AFAIK, I've never reported this before. I just discovered it today.

    AFAICS, this is how the code is supposed to work,

That would be very poor design indeed. Tooltips should always be only
temporary, and they should restore the state that existed before they are
displayed - wherever they are displayed.

Besides, there is no tooltip actually shown here, and there is no reason to
display any. A fortiori, there is no reason for the tooltip code to
(permanently) wipe out the echo area, especially when it has no message to
display.

    but for some strange reason I couldn't understand, the results
    on GNU/Linux are different.

    > My guess is that some tooltip that is not even seen is somehow being
    > displayed in the echo area, and that is wiping out the message.

    No need for guessing anymore: I've seen in the code that the echo area
    is cleared (IIRC, because some of the menu items don't have help
    echo).

That's unacceptable. I don't understand your remark in parens (there is no
menu involved in what I reported), but there is no reason to implement bad
design, no matter what help-echo bug might exist for menu items.

    I need help from someone who has an easy access to a Unix or GNU/Linux
    machine and can explain why the echo area isn't cleared there in the
    example you posted, like it is on Windows.  The code clearly shows
    that we intentionally clear the echo area.

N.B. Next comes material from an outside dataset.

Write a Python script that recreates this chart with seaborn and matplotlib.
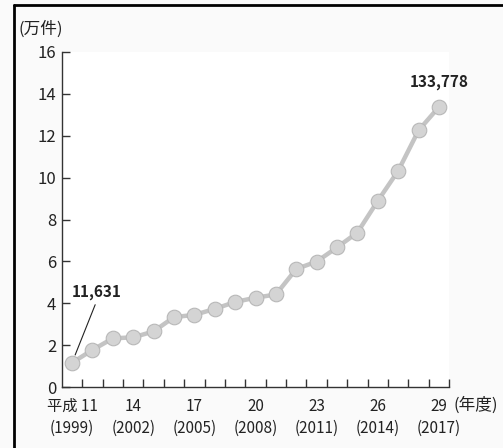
import numpy as np
import matplotlib.pyplot as plt
import matplotlib.lines as mlines
import matplotlib.transforms as mtransforms
import seaborn as sns
import pandas as pd

# Data: consultation counts per fiscal year (cases)
years = list(range(1999, 2018))
cases = [11631, 17725, 23274, 23738, 26569, 33408, 34472, 37323, 40639, 42664,
         44211, 56384, 59919, 66701, 73802, 88931, 103286, 122575, 133778]
tick_years = [1999, 2002, 2005, 2008, 2011, 2014, 2017]
tick_labels = ['平成 11', '14', '17', '20', '23', '26', '29']
tick_sub = ['(1999)', '(2002)', '(2005)', '(2008)', '(2011)', '(2014)', '(2017)']

df = pd.DataFrame({'year': years, 'cases': cases})
df['man'] = df['cases'] / 10000

sns.set_style('ticks')
plt.rcParams['font.family'] = ['Noto Sans CJK JP', 'DejaVu Sans']

fig = plt.figure(figsize=(5.03, 4.48), dpi=100, facecolor='#fafafa')
ax = fig.add_axes([0.123, 0.136, 0.77, 0.748])
ax.set_facecolor('white')

sns.lineplot(data=df, x='year', y='man', ax=ax, color='#c4c4c4', lw=3.2,
             marker='o', markersize=10.5, markerfacecolor='#d4d4d4',
             markeredgecolor='#b8b8b8', markeredgewidth=0.8, zorder=3)

ax.set_xlim(1998.5, 2017.5)
ax.set_ylim(0, 16)
ax.set_yticks(range(0, 17, 2))
ax.set_xticks(np.arange(1999.5, 2018, 1))
ax.set_xticklabels([])
ax.set_xticks(tick_years, minor=True)
ax.set_xticklabels(tick_labels, minor=True, fontsize=11, color='#222222')
ax.tick_params(axis='x', which='major', direction='in', length=6, width=1, color='#333333')
ax.tick_params(axis='x', which='minor', length=0, pad=8)
ax.tick_params(axis='y', direction='in', length=6, width=1, color='#333333',
               labelsize=12, labelcolor='#222222', pad=4)
ax.set_xlabel('')
ax.set_ylabel('')
for s in ['top', 'right']:
    ax.spines[s].set_visible(False)
for s in ['left', 'bottom']:
    ax.spines[s].set_color('#333333')
    ax.spines[s].set_linewidth(1)

# second line of x labels (western year)
trans = mtransforms.blended_transform_factory(ax.transData, ax.transAxes)
for yr, lab in zip(tick_years, tick_sub):
    ax.text(yr, -0.123, lab, transform=trans, fontsize=11, color='#222222',
            ha='center', va='center')

# annotations
ax.annotate(f'{cases[0]:,}', xy=(years[0], df['man'].iloc[0]), xytext=(1999.0, 4.15),
            fontsize=11, fontweight='bold', color='#222222', ha='left', va='bottom',
            arrowprops=dict(arrowstyle='-', color='#222222', lw=0.8, shrinkA=1, shrinkB=6,
                            relpos=(0.5, 0)))
ax.annotate(f'{cases[-1]:,}', xy=(years[-1], df['man'].iloc[-1]), xytext=(0, 12),
            textcoords='offset points', fontsize=11, fontweight='bold', color='#222222',
            ha='center', va='bottom')

fig.text(0.036, 0.935, '(万件)', fontsize=12, color='#222222', ha='left', va='center')
ax.text(1.012, -0.055, '(年度)', transform=ax.transAxes, fontsize=12, color='#222222',
        ha='left', va='center')

# frame lines (left and top)
fig.add_artist(mlines.Line2D([0.028, 0.028], [0, 0.989], color='black', lw=2))
fig.add_artist(mlines.Line2D([0.028, 1], [0.989, 0.989], color='black', lw=2))

fig.savefig('out.png', dpi=100, facecolor=fig.get_facecolor())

No, that is the wrong approach. Don't try to figure out how to break things
on GNU/Linux. Please try to figure out how to fix the design flaw on
Windows.

It makes absolutely no sense for tooltip code to cause loss of important
messages in the echo area. Let's not lose sight of what's important:
Tooltips are secondary; intentional messages from a program are primary. A
program cannot even stop the tooltip code from inhibiting its messages,
apparently. This is a serious design flaw.